Dawe’s genius is in his ability to deconstruct an earlier composer’s music, to fractalize it, breaking it down and then piecing it back together. This is no mere automatic process like randomizing notes. The result is music that, if not recognizable, seems familiar. In Così Faran Tutti, the overture’s fanfares, for example, echo Mozart. The continuo accompaniments to the recitatives (off-key in this case) mark the work as Mozart as well.
Calling itself a prequel to Mozart’s Così Fan Tutte, Così Faran Tutti plays on Mozart’s ambiguous title (translated variously as “So do they all,” or “All women are like that”).The small change in gender (“Tutte” to the masculine form “Tutti”) sums up the difference between these works. In Mozart’s opera the women are blamed for falling prey to their suitors’ deceptions: all women are like that. In Dawe’s version everyone is to blame. Everyone “does it.”
Opera frequently teeters on the edge of inanity. In Mozart’s Così, the two couples meet their disguised lovers and within seconds fall in love, minutes later fall out of love, get betrothed and get un-betrothed, and all within a single day. Alfonso exaggerates how the news of Ferrando and Guglielmo leaving for the army is the worst thing in existence, worse even than their deaths would be. At the end, the opera’s myriad complications seem to resolve themselves in an instant.
By comparison, Dawe’s characters almost always go completely over the brink. They sing long arias about the most minuscule and minor events. And it’s not just the two couples who fall in love with each other instantly: everyone falls in love with everyone else, men with women, women with women, men with men. This is what Norman O. Brown referred to as “polymorphous perversity,” not in the way Freud used this term to describe infants, but rather as the human ability to engage in any and all kinds of sexual activity.

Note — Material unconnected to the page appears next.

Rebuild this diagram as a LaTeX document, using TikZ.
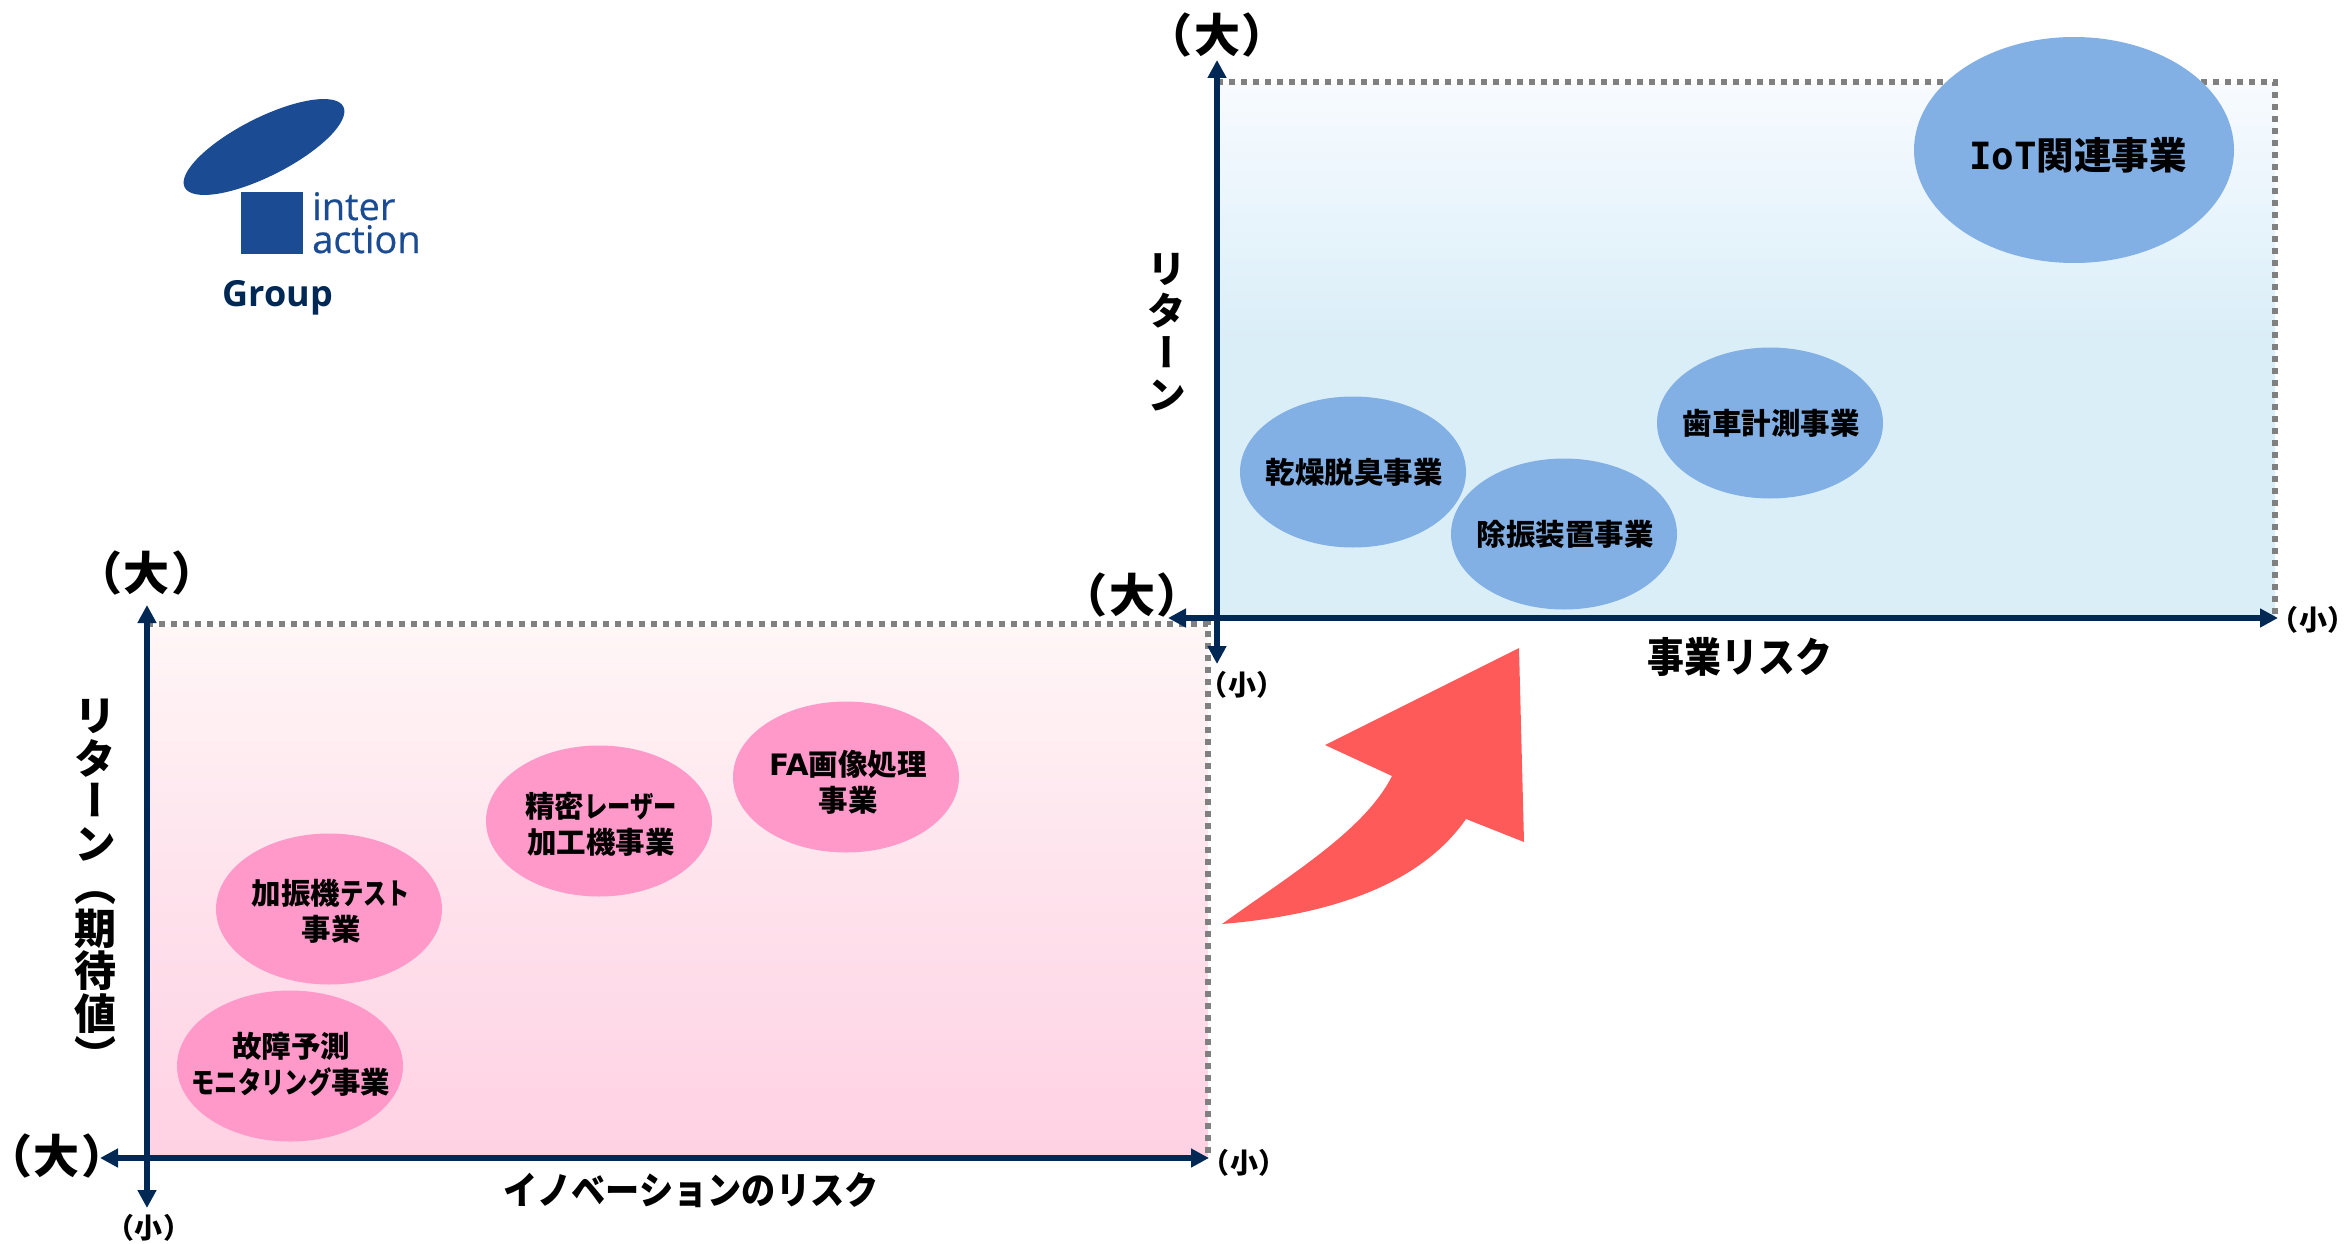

Similarly, Dawe expands upon the clichéd ruse of having a masquerade party where the simple addition of a bandit’s mask over the eyes appears to completely disguise everyone. Taking this to a ridiculous level, Dawe has the women, whose body types could not be more different, come dressed as each other, clearly identifiable to anyone who’s not blind. The final, hysterically funny scene ends with all the characters in Despina’s bedroom (and with as many as can fit in her bed) impersonating each other. Despina, fearful of the return of Alfonso, tries to empty the room. Alfonso, previously depicted as a philosopher/scientist completely obsessed with his own ideas, barges in, singing in falsetto and wearing a wig to make him appear as Fiordiligi.
All the singers, dancers and instrumentalists were exceptional. Ryan Adams’s conducting was enthusiastic, spirited and committed to a score that is very complex. The dancers were lithe and suggestive, and the choreography by Austin McCormick was on a par with his delightful Baroque-style production earlier this year of Judge Me Paris.
The venue was the elegant theater of the Italian Academy with the seats arranged more sensibly than for the production of Dawe’s Cracked Orlando in 2010. The presence of a panel LCD screen, not always visible to all, gave subtitles to the Italian text.
What I said in my review of Cracked Orlando holds true here: “Mr. Dawe is to be congratulated for composing a rare, uncompromising work that needs no defense for its dissonance and atonality, is genuinely appealing in its own right, and puts to rest the complaints of those who still think the term ‘modern music’ is an oxymoron.”